As shown generally in FIG. 3 and more specifically in
The low stress flex groove according to the present invention has three primary features which relate to (a) box thread runout bevel (b) radiused transition and (c) center flat: (1) The box thread runout bevel creates a runout thread at the end of the box threads. The angle preferably is greater than 0°C (parallel to the pipe axis) and steep enough to create a runout of two thread pitches. Therefore, the angle is a function of (a) thread height and (b) thread taper. A typical angle according to the present invention is from 5°C to 30°C. (2) All transitions between flat surfaces are radiused to minimize stress risers. This radius should not be the typical 0.010 inch, because sharp radii in the area of 0.010 inches or less, which are typical in grooves used in connectors for seal rings and is also satisfactory for removal of imperfect threads, generate very high stress at locations where there is a change in stiffness (thickness). Radii greater than 0.300 inches, on the other hand, offer no appreciable additional reduction in stress and begin to interfere with creating a box thread runout. (3) The center section may be flat or radiused. A preferred embodiment is flat because this maximizes the coupling's thickness in the highly loaded center section.
In a preferred embodiment, the groove in the coupling may be cold rolled or peened, for inducing a compressive stress in the area of the coupling under the groove. This initial compressive stress serves to reduce the resulting alternating stress imposed on the coupling during rotation of the string during drilling operations.

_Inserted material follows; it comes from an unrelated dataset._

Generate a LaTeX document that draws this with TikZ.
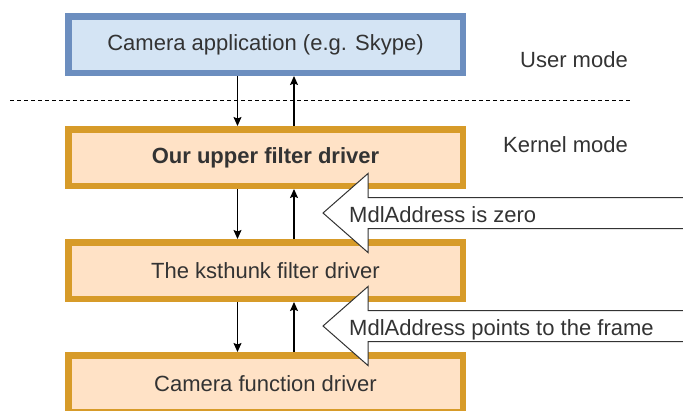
\documentclass[tikz,border=0pt]{standalone}
\usepackage{fontspec}
\setmainfont{Liberation Sans}
\usetikzlibrary{positioning,arrows.meta}
\definecolor{appfill}{HTML}{D4E4F4}
\definecolor{appline}{HTML}{6C8EBF}
\definecolor{drvfill}{HTML}{FFE2C6}
\definecolor{drvline}{HTML}{D79B29}
\definecolor{txtgray}{HTML}{333333}

\begin{document}
\begin{tikzpicture}
    [x=1pt, y=-1pt,
    every node/.style={font=\fontsize{22}{26}\selectfont, text=txtgray},
    layer/.style={rectangle, line width=6.5pt, minimum width=394.5pt,
      minimum height=56.5pt, inner sep=0pt},
    appbox/.style={layer, draw=appline, fill=appfill},
    drvbox/.style={layer, draw=drvline, fill=drvfill},
    call/.style={-{Stealth[length=9pt,width=8pt,inset=1.5pt]}, line width=1.2pt, black},
    bigarrow/.style={draw=txtgray, fill=white, line width=1pt, line join=miter},
    node distance=50pt]
    \useasboundingbox (0,0) rectangle (683,410);

    % the driver stack
    \node[appbox] (app) at (265.5,44.5) {Camera application (e.g. Skype)};
    \node[drvbox, below=of app] (upper) {\textbf{Our upper filter driver}};
    \node[drvbox, below=of upper] (ksthunk) {The ksthunk filter driver};
    \node[drvbox, below=of ksthunk] (camdrv) {Camera function driver};

    \foreach \a/\b in {app/upper, upper/ksthunk, ksthunk/camdrv} {
      \draw[call] ([xshift=-28pt]\a.south) -- ([xshift=-28pt]\b.north);
      \draw[call] ([xshift=28.5pt]\b.north) -- ([xshift=28.5pt]\a.south);
    }

    % user / kernel split
    \coordinate (sepL) at (10,100);
    \coordinate (sepR) at (632,100);
    \draw[line width=1pt, dash pattern=on 4pt off 3pt] (sepL) -- (sepR);
    \node (user) at (574,60) {User mode};
    \node (kernel) at (565.5,145) {Kernel mode};

    % the MdlAddress arrows
    \coordinate (tipA) at (323,213);
    \coordinate (tipB) at (323,326);
    \foreach \t in {tipA, tipB}
      \draw[bigarrow] (\t) -- ++(45,-39.5) -- ++(0,24) -- ++(330,0)
        -- ++(0,31) -- ++(-330,0) -- ++(0,24) -- cycle;
    \node[anchor=base west, inner sep=0pt] (zero) at (349,222) {MdlAddress is zero};
    \node[anchor=base west, inner sep=0pt] (frame) at (349,335) {MdlAddress points to the frame};
\end{tikzpicture}
\end{document}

The alternating stress induces fatigue in the body of the coupling which can lead to failure of the connection.
Those skilled in the art will appreciate that the oilfield tubular string of the present invention in a typical application comprises a plurality of elongate joints each having one or both ends threaded for engagement with another elongate joint having one or both ends threaded. The term "elongate joint" is used herein to broadly encompass both a conventional tubular joint, e.g., a 30 foot joint, or another generally elongate tubular member for structurally interconnecting joints in the tubular string and having a flow path therein in fluid communication with the flow path of other joints in the tubular string. Accordingly, the term "elongate joint" would include, for example, a housing of a downhole tool, with one end of the housing having threads for mated engagement with an elongate joint or another tool.
While the tubular of the present invention has been discussed above as a drilling casing, the improved tubular with the low stress flex groove may be used on the other tubular strings, and particularly strings, subjected to high bending and/or torsional forces.
It will be understood by those skilled in the art that the embodiment shown and described is exemplary and various other modifications may be made in the practice of the invention. Accordingly, the scope of the invention should be understood to include such modifications which are within the spirit of the invention.